On this picture, you can see the school building where my daughter Maresa graduated from high-school after having spent the last two years of her eight-year stunt there. Like all our children, she went to the Ottobrunn Grammar School.
Consequently, between 1990 and 2015, we always had children in our family who attended this grammar school. In one year, we even had one child in every uneven grade (5th, 7th, 9th, 11th, 13th). That means we are a rather experienced “customer” of the educational institution “grammar school”. The same is true for the “primary school” – and I think I have earned the right to actually discuss schools in this country.
We selected Ottobrunn Grammar School because the way from our home in the Waldparkstraße Ottobrunn was only a little less than one kilometre. We had moved there in 1990, early enough for the start of the new school year. Since we did not wish to impose a long daily journey to school on our children, the distance and the way to school were our primary criteria.
The subjects taught in Ottobrunn were also to our liking: they offered languages still spoken today and mathematics. They even had a memorial stone in the schoolyard reminding people of the importance of “Love and Peace”. I rather liked that and found it adequate, because the school building did not really look that old, either.
As time went by, the school expanded in quantity, but not in quality. Like many grammar schools, the development was towards a de-personalized learning factory. But this is for another article.
Today, I would like to discuss the building, which slid deeper and deeper into a state of disrepair. Even worse: they found out that there was contamination by asbestos or other poisonous substances. Consequently, they had to tear down the Ottobrunn school building and build a new one.
What a nice coincidence that they already had a container school in Höhenkirchen-Siegertsbrunn! Originally, it had probably been built as an interim solution for their grammar school. I assumed that it would no longer be needed when the Höhenkirchen-Siegertsbrunn grammar school was finished.
Wrong! Because the Neubiberg (that is a neighbour of Ottobrunn) school had suffered the same destiny as the Ottobrunn school building. Consequently, the children in Neubiberg were the first to be transferred and they had to travel to Höhenkirchen-Siegertsbrunn for quite some time.

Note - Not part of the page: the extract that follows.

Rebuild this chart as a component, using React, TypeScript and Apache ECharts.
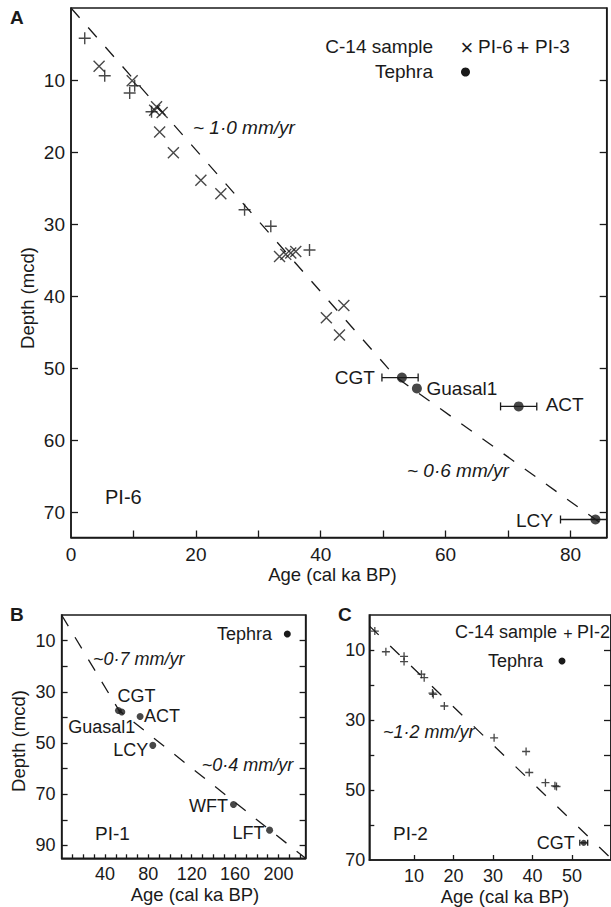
import React, { useEffect, useRef } from "react";
import * as echarts from "echarts";

const FONT = "Liberation Sans";
const INK = "#1a1a1a";

// ---------- Panel A (PI-6 / PI-3) ----------
const A_PI6: [number, number][] = [
  [4.5, 8.1], [9.8, 10.1], [13.7, 13.7], [14.6, 14.5], [13.4, 14.2], [14.2, 17.2],
  [16.4, 20.1], [20.8, 23.9], [24.0, 25.8], [33.4, 34.5], [34.4, 34.2], [35.2, 34.0],
  [36.0, 33.8], [43.7, 41.3], [40.9, 43.0], [43.0, 45.4],
];
const A_PI3: [number, number][] = [
  [2.2, 4.2], [5.4, 9.4], [10.2, 10.8], [9.4, 11.8], [12.9, 14.4], [27.8, 28.0],
  [32.0, 30.3], [38.2, 33.6],
];
const A_TEPHRA_NAMES = ["CGT", "Guasal1", "ACT", "LCY"];
const A_TEPHRA_AGE = [53.0, 55.4, 71.7, 84.0];
const A_TEPHRA_DEPTH = [51.3, 52.8, 55.3, 71.0];
const A_TEPHRA_ERR_LO = [49.8, null, 68.8, 78.4];
const A_TEPHRA_ERR_HI = [55.6, null, 74.6, 89.6];
const A_TREND: [number, number][] = [[0, 0], [52, 51.2], [85.8, 72.1]];
const A_X_LABELS = [0, 20, 40, 60, 80];
const A_X_TICKS = [10, 20, 30, 40, 50, 60, 70, 80];
const A_Y_LABELS = [10, 20, 30, 40, 50, 60, 70];

// ---------- Panel B (PI-1) ----------
const B_TEPHRA_NAMES = ["CGT", "Guasal1", "ACT", "LCY", "WFT", "LFT"];
const B_TEPHRA_AGE = [52.4, 55.5, 72.4, 84.1, 158.5, 191.8];
const B_TEPHRA_DEPTH = [37.3, 37.9, 39.6, 50.9, 74.0, 84.0];
const B_TREND: [number, number][] = [[0, 0], [53, 37.3], [225, 95]];
const B_X_LABELS = [40, 80, 120, 160, 200];
const B_X_TICKS = [10, 20, 30, 40, 50, 60, 70, 80, 90, 100, 110, 120, 130, 140, 150, 160, 170, 180, 190, 200, 210, 220];
const B_Y_LABELS = [10, 30, 50, 70, 90];
const B_Y_TICKS = [10, 20, 30, 40, 50, 60, 70, 80, 90];

// ---------- Panel C (PI-2) ----------
const C_PI2: [number, number][] = [
  [0.1, 4.6], [2.9, 10.5], [7.5, 11.8], [7.5, 13.3], [11.9, 16.9], [12.6, 17.9],
  [14.7, 22.3], [14.9, 22.7], [17.7, 26.0], [30.3, 35.1], [38.4, 39.0], [39.2, 45.0],
  [43.3, 47.9], [45.7, 48.8], [46.1, 49.0],
];
const C_TEPHRA_NAMES = ["CGT"];
const C_TEPHRA_AGE = [53.0];
const C_TEPHRA_DEPTH = [65.1];
const C_TEPHRA_ERR_LO = [52.0];
const C_TEPHRA_ERR_HI = [54.0];
const C_TREND: [number, number][] = [[-1.3, 3.1], [59.4, 69.0]];
const C_X_LABELS = [10, 20, 30, 40, 50];
const C_Y_LABELS = [10, 30, 50, 70];
const C_Y_TICKS = [10, 20, 30, 40, 50, 60];

// label offsets (styling) for tephra names
const A_LABEL_OFFSETS = [[-47, 0], [45, 0], [46, -2], [-61, 1]];
const B_LABEL_OFFSETS = [[18, -15], [-20, 15], [22, 0], [-22, 5], [-25, 1], [-21, 3]];
const C_LABEL_OFFSETS = [[-28, 0]];

const CROSS = "path://M0,0L10,10M10,0L0,10";
const PLUS = "path://M5,0L5,10M0,5L10,5";

function errRender(cap: number) {
  return (params: any, api: any) => {
    const y = api.value(2);
    const p1 = api.coord([api.value(0), y]);
    const p2 = api.coord([api.value(1), y]);
    const style = { stroke: INK, lineWidth: 1.3 };
    return {
      type: "group",
      children: [
        { type: "line", shape: { x1: p1[0], y1: p1[1], x2: p2[0], y2: p2[1] }, style },
        { type: "line", shape: { x1: p1[0], y1: p1[1] - cap, x2: p1[0], y2: p1[1] + cap }, style },
        { type: "line", shape: { x1: p2[0], y1: p2[1] - cap, x2: p2[0], y2: p2[1] + cap }, style },
      ],
    };
  };
}

function tephraData(names: string[], ages: number[], depths: number[], offs: number[][]) {
  return names.map((n, i) => ({
    name: n,
    value: [ages[i], depths[i]],
    label: { offset: offs[i] },
  }));
}

function errData(lo: (number | null)[], hi: (number | null)[], depths: number[]) {
  const out: number[][] = [];
  lo.forEach((l, i) => {
    if (l != null && hi[i] != null) out.push([l as number, hi[i] as number, depths[i]]);
  });
  return out;
}

const axisLine = { show: true, onZero: false, lineStyle: { color: INK, width: 1.5 } };
const labelStyle = (size: number, margin: number, values: number[]) => ({
  customValues: values,
  fontSize: size,
  fontFamily: FONT,
  color: INK,
  margin,
});
const tickStyle = (len: number, values: number[]) => ({
  show: true,
  inside: true,
  length: len,
  customValues: values,
  lineStyle: { color: INK, width: 1.3 },
});

function txt(x: number, y: number, text: string, o: any = {}) {
  return {
    type: "text",
    x,
    y,
    rotation: o.rotation || 0,
    style: {
      text,
      fontSize: o.size || 19,
      fontFamily: FONT,
      fontStyle: o.italic ? "italic" : "normal",
      fontWeight: o.bold ? "bold" : "normal",
      fill: INK,
      align: o.align || "left",
      verticalAlign: "middle",
    },
  };
}

function dot(cx: number, cy: number, r: number) {
  return { type: "circle", shape: { cx, cy, r }, style: { fill: INK } };
}

export default function App() {
  const ref = useRef<HTMLDivElement>(null);
  useEffect(() => {
    if (!ref.current) return;
    const chart = echarts.init(ref.current, null, { renderer: "svg" });
    const tephraLabel = (size: number) => ({
      show: true,
      position: "inside",
      formatter: "{b}",
      color: INK,
      fontSize: size,
      fontFamily: FONT,
      textBorderWidth: 0,
      textBorderColor: "transparent",
      opacity: 1,
    });
    const option: any = {
      animation: false,
      backgroundColor: "#ffffff",
      grid: [
        { left: 71, top: 8, width: 535.7, height: 529.5, show: true, borderColor: INK, borderWidth: 1.5 },
        { left: 61.6, top: 615, width: 244, height: 243.3, show: true, borderColor: INK, borderWidth: 1.5 },
        { left: 369.3, top: 615, width: 244, height: 245, show: true, borderColor: INK, borderWidth: 1.5 },
      ],
      xAxis: [
        {
          gridIndex: 0, type: "value", min: 0, max: 85.8, axisLine,
          axisTick: tickStyle(7, A_X_TICKS), axisLabel: labelStyle(19, 7, A_X_LABELS), splitLine: { show: false },
        },
        {
          gridIndex: 1, type: "value", min: 0, max: 225, axisLine,
          axisTick: tickStyle(4, B_X_TICKS), axisLabel: labelStyle(18, 7, B_X_LABELS), splitLine: { show: false },
        },
        {
          gridIndex: 2, type: "value", min: -1.3, max: 59.9, axisLine,
          axisTick: tickStyle(5, C_X_LABELS), axisLabel: labelStyle(18, 7, C_X_LABELS), splitLine: { show: false },
        },
      ],
      yAxis: [
        {
          gridIndex: 0, type: "value", min: 0, max: 73.5, inverse: true, axisLine,
          axisTick: tickStyle(7, A_Y_LABELS), axisLabel: labelStyle(19, 6, A_Y_LABELS), splitLine: { show: false },
        },
        {
          gridIndex: 0, type: "value", min: 0, max: 73.5, inverse: true, position: "right", axisLine,
          axisTick: tickStyle(7, A_Y_LABELS), axisLabel: { show: false }, splitLine: { show: false },
        },
        {
          gridIndex: 1, type: "value", min: 0, max: 95, inverse: true, axisLine,
          axisTick: tickStyle(6, B_Y_TICKS), axisLabel: labelStyle(18, 6, B_Y_LABELS), splitLine: { show: false },
        },
        {
          gridIndex: 1, type: "value", min: 0, max: 95, inverse: true, position: "right", axisLine,
          axisTick: tickStyle(6, B_Y_TICKS), axisLabel: { show: false }, splitLine: { show: false },
        },
        {
          gridIndex: 2, type: "value", min: 0, max: 70, inverse: true, axisLine,
          axisTick: tickStyle(5, C_Y_TICKS), axisLabel: labelStyle(18, 4, C_Y_LABELS), splitLine: { show: false },
        },
        {
          gridIndex: 2, type: "value", min: 0, max: 70, inverse: true, position: "right", axisLine,
          axisTick: tickStyle(7, C_Y_TICKS), axisLabel: { show: false }, splitLine: { show: false },
        },
      ],
      series: [
        // Panel A
        {
          type: "line", xAxisIndex: 0, yAxisIndex: 0, data: A_TREND, symbol: "none",
          lineStyle: { color: INK, width: 1.3, type: [13, 13] }, silent: true,
        },
        {
          name: "PI-6", type: "scatter", xAxisIndex: 0, yAxisIndex: 0, data: A_PI6,
          symbol: CROSS, symbolSize: 11,
          itemStyle: { color: "transparent", borderColor: INK, borderWidth: 1.4 },
        },
        {
          name: "PI-3", type: "scatter", xAxisIndex: 0, yAxisIndex: 0, data: A_PI3,
          symbol: PLUS, symbolSize: 12,
          itemStyle: { color: "transparent", borderColor: INK, borderWidth: 1.4 },
        },
        {
          type: "custom", xAxisIndex: 0, yAxisIndex: 0, clip: true,
          data: errData(A_TEPHRA_ERR_LO, A_TEPHRA_ERR_HI, A_TEPHRA_DEPTH),
          encode: { x: [0, 1], y: 2 }, renderItem: errRender(4),
        },
        {
          name: "Tephra", type: "scatter", xAxisIndex: 0, yAxisIndex: 0,
          data: tephraData(A_TEPHRA_NAMES, A_TEPHRA_AGE, A_TEPHRA_DEPTH, A_LABEL_OFFSETS),
          symbol: "circle", symbolSize: 10, itemStyle: { color: INK }, label: tephraLabel(19),
        },
        // Panel B
        {
          type: "line", xAxisIndex: 1, yAxisIndex: 2, data: B_TREND, symbol: "none",
          lineStyle: { color: INK, width: 1.3, type: [13, 13] }, silent: true,
        },
        {
          name: "Tephra B", type: "scatter", xAxisIndex: 1, yAxisIndex: 2,
          data: tephraData(B_TEPHRA_NAMES, B_TEPHRA_AGE, B_TEPHRA_DEPTH, B_LABEL_OFFSETS),
          symbol: "circle", symbolSize: 7, itemStyle: { color: INK }, label: tephraLabel(18),
        },
        // Panel C
        {
          type: "line", xAxisIndex: 2, yAxisIndex: 4, data: C_TREND, symbol: "none",
          lineStyle: { color: INK, width: 1.3, type: [13, 16] }, silent: true,
        },
        {
          name: "PI-2", type: "scatter", xAxisIndex: 2, yAxisIndex: 4, data: C_PI2,
          symbol: PLUS, symbolSize: 8,
          itemStyle: { color: "transparent", borderColor: INK, borderWidth: 1.3 },
        },
        {
          type: "custom", xAxisIndex: 2, yAxisIndex: 4, clip: true,
          data: errData(C_TEPHRA_ERR_LO, C_TEPHRA_ERR_HI, C_TEPHRA_DEPTH),
          encode: { x: [0, 1], y: 2 }, renderItem: errRender(3),
        },
        {
          name: "Tephra C", type: "scatter", xAxisIndex: 2, yAxisIndex: 4,
          data: tephraData(C_TEPHRA_NAMES, C_TEPHRA_AGE, C_TEPHRA_DEPTH, C_LABEL_OFFSETS),
          symbol: "circle", symbolSize: 6, itemStyle: { color: INK }, label: tephraLabel(18),
        },
      ],
      graphic: [
        // Panel A
        txt(10, 17, "A", { bold: true, size: 19 }),
        txt(193, 127, "~ 1·0 mm/yr", { italic: true }),
        txt(407, 470, "~ 0·6 mm/yr", { italic: true }),
        txt(105, 497, "PI-6", { size: 20 }),
        txt(433, 46, "C-14 sample", { align: "right" }),
        txt(467, 47, "×", { align: "center", size: 22 }),
        txt(478, 46, "PI-6"),
        txt(523, 47, "+", { align: "center", size: 22 }),
        txt(535, 46, "PI-3"),
        txt(433, 71, "Tephra", { align: "right" }),
        dot(465.5, 72, 4.5),
        txt(27, 298, "Depth (mcd)", { align: "center", rotation: Math.PI / 2, size: 18.5 }),
        txt(332.5, 574, "Age (cal ka BP)", { align: "center", size: 18.5 }),
        // Panel B
        txt(10, 614, "B", { bold: true, size: 19 }),
        txt(93, 659, "~0·7 mm/yr", { italic: true, size: 18 }),
        txt(201.7, 765, "~0·4 mm/yr", { italic: true, size: 18 }),
        txt(95, 833, "PI-1", { size: 19 }),
        txt(272, 634, "Tephra", { align: "right", size: 18 }),
        dot(287.3, 634, 3.5),
        txt(18, 741, "Depth (mcd)", { align: "center", rotation: Math.PI / 2, size: 18.5 }),
        txt(195, 894, "Age (cal ka BP)", { align: "center", size: 18.5 }),
        // Panel C
        txt(338, 614, "C", { bold: true, size: 19 }),
        txt(383, 731.7, "~1·2 mm/yr", { italic: true, size: 18 }),
        txt(393, 833, "PI-2", { size: 19 }),
        txt(557, 632, "C-14 sample", { align: "right", size: 18 }),
        txt(568, 633, "+", { align: "center", size: 16 }),
        txt(577, 632, "PI-2", { size: 18 }),
        txt(543, 661, "Tephra", { align: "right", size: 18 }),
        dot(562, 661, 3.5),
        txt(505, 896, "Age (cal ka BP)", { align: "center", size: 18.5 }),
      ],
    };
    chart.setOption(option);
    return () => chart.dispose();
  }, []);
  return (
    <div
      ref={ref}
      style={{ position: "fixed", left: 0, top: 0, width: 611, height: 907, background: "#fff" }}
    />
  );
}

As soon as the new Neubiberg Grammar School building was finished, the Neubiberg children were allowed to come back and the Ottobrunn children had to travel. Now they had to move to the interim solution and travel to Höhenkirchen-Siegertsbrunn on all school days. Where they were taught in the container school building.
The Ottobrunn Grammar School building was mostly demolished, because they plan to build a new one at the same location. They said that renovation/restoration work is not economically sensible.
For my daughter, this meant that her daily way to school increased from one kilometre to about eight kilometres (or an S-Bahn train travel).
Basically, I find this rather outrageous, because, after all, we had chosen Ottobrunn for the closeness of the school. And then they move Ottobrunn – at least as far as schools are concerned –ten kilometres to the south.
Yet this is not all of it, either! What tops it all is that the children from Ottobrunn were a lot happier with their container interim solution than the children in the pretty and newly finished building in Höhenkirchen-Siegertsbrunn at the opposite side of the street. They will probably still be happier when they move back to their new grammar school buildings in Neubiberg and Ottobrunn.
The reason is that you cannot or must not open the windows in the new building. Because, naturally, this building has been designed according to the latest building-isolation regulations – and the least expensive offer probably again got the contract. However, a good climate in “modern” buildings is an expensive thing. You can easily start getting a headache or worse after two hours spent in the building. Mind you, we are talking this phenomenon in our upcoming age of all-day schools. For me, this would have been a reason to go crazy when I was a child. …
The teachers, too, perceive the building culture in the new building as rather inconvenient. They are happy about every single lesson they can teach in the container school. I wanted to test it myself and also went to the new building. So far, we can still enter German schools without wearing a special badge or identification. For safety reasons, this will probably also soon be a thing of the past in our future all-day schools.
Doing my inspection – or rather my “feeling around” – I did not have a very good feeling.
Currently, they are busy doing construction work in Ottobrunn, too. Around the mid-term of next year, the children now being taught in Höhenkirchen-Siegertsbrunn will return to breathing Ottobrunn air. But they say that in the new building in Ottobrunn, you cannot open the windows, either. And I am sure in Ottobrunn, too, the least expensive bidder was given the contract. Why can’t they at least again build houses with windows you can (and may) actually open?
Also, I am quite curious to see how long the new buildings in Höhenkirchen-Siegertsbrunn, Neubiberg and Ottobrunn will last. I think this is another area where the half-life gets ever shorter.
RMD
(Translated by EG)
P.S.
Allegedly, they have a rule in Switzerland:
As soon as the bidding process is finished, the least expensive bid is automatically removed.